• _Exercise aim_
Below are the records; give again exactly the lines from the one containing "Write the React, TypeScript" through the one containing "import * as", leaving out pictures.

• _Information given_

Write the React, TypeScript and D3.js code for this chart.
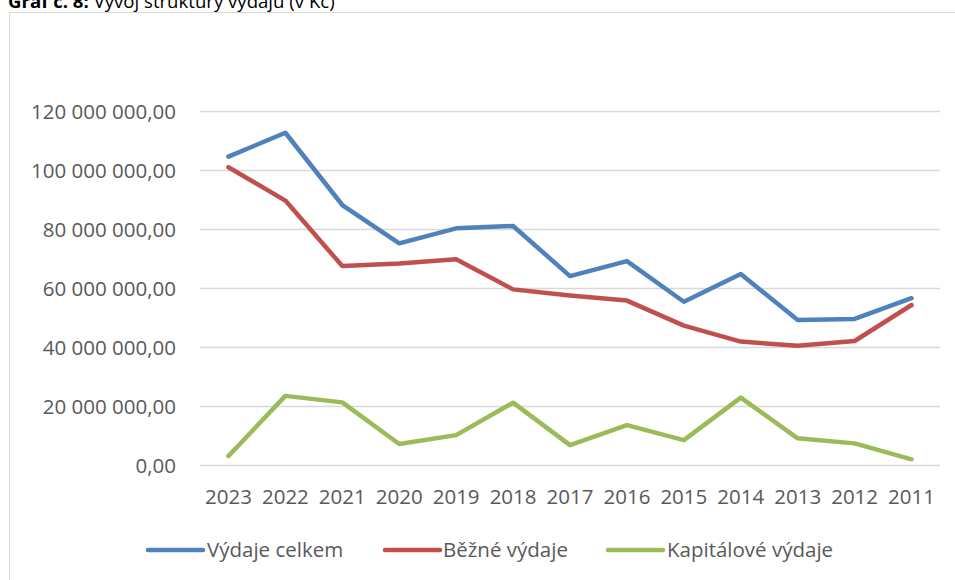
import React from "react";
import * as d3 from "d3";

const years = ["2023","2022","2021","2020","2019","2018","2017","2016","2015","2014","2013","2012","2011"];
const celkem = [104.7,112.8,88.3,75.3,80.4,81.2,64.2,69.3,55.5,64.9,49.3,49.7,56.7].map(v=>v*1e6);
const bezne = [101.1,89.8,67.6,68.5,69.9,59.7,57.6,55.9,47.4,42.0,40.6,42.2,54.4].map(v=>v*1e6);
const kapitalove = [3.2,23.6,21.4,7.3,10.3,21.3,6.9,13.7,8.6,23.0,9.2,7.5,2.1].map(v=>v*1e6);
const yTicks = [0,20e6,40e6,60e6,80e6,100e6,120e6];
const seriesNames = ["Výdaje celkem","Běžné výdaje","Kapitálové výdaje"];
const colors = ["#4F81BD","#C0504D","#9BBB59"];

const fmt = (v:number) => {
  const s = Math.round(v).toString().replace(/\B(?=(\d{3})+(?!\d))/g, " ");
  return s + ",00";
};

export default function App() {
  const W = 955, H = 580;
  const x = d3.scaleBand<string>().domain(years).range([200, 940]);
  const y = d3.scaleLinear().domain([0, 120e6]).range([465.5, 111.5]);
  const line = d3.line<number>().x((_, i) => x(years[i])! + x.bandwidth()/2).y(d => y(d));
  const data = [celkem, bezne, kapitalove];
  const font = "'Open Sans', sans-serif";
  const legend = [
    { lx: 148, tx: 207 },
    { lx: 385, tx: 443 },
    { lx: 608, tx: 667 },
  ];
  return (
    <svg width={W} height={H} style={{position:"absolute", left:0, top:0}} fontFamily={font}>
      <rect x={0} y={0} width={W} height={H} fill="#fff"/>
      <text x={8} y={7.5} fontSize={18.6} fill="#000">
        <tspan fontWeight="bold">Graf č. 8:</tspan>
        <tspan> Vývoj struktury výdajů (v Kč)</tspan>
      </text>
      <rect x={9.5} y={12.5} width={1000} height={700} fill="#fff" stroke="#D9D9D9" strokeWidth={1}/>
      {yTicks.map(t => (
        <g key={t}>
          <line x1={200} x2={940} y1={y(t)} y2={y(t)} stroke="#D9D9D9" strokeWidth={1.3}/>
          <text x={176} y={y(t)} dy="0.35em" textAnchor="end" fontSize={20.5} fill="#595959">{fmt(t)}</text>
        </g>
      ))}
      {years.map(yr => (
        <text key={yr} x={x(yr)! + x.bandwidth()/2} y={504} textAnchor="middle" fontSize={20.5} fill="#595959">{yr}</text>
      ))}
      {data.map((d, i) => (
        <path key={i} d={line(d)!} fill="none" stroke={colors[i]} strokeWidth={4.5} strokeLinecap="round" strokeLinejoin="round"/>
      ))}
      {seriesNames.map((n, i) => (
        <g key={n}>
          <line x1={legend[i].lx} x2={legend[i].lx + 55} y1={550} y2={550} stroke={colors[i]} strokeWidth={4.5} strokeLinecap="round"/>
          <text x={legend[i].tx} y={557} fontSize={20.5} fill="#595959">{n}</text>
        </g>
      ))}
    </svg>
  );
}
---
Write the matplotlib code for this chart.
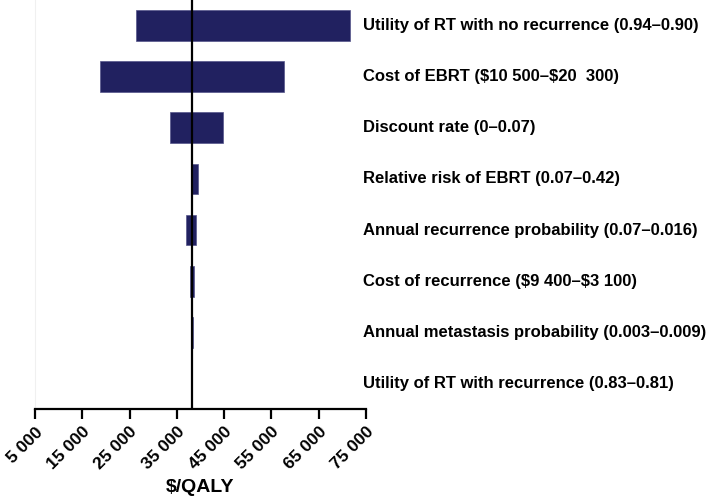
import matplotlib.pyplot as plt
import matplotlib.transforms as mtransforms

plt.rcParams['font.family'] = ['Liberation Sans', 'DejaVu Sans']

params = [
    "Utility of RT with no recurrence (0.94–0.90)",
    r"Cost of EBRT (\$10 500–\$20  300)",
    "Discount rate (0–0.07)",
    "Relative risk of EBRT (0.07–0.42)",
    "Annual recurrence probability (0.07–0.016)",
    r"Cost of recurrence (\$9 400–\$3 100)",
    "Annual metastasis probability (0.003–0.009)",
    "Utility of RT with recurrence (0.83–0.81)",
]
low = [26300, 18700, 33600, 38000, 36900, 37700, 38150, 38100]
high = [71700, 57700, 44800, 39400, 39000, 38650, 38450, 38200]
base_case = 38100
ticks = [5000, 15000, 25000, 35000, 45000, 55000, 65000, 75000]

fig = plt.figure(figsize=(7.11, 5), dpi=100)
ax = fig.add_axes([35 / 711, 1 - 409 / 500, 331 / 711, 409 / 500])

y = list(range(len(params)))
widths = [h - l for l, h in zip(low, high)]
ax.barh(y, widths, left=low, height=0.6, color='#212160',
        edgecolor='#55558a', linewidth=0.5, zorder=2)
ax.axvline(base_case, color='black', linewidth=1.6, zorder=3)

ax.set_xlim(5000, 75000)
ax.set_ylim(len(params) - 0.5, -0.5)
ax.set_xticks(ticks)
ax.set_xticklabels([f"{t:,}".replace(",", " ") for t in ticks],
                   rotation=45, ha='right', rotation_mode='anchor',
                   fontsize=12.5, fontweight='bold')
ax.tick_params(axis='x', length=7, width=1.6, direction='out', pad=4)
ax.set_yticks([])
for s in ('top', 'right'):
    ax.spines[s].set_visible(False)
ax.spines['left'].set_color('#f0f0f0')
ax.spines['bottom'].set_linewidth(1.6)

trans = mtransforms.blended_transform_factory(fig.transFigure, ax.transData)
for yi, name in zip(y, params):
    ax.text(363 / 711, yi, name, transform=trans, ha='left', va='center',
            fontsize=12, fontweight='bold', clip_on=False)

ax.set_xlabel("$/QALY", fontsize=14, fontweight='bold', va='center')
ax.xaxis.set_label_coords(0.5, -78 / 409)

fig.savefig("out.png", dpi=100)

• _Correct result_
Write the React, TypeScript and D3.js code for this chart.
import React from "react";
import * as d3 from "d3";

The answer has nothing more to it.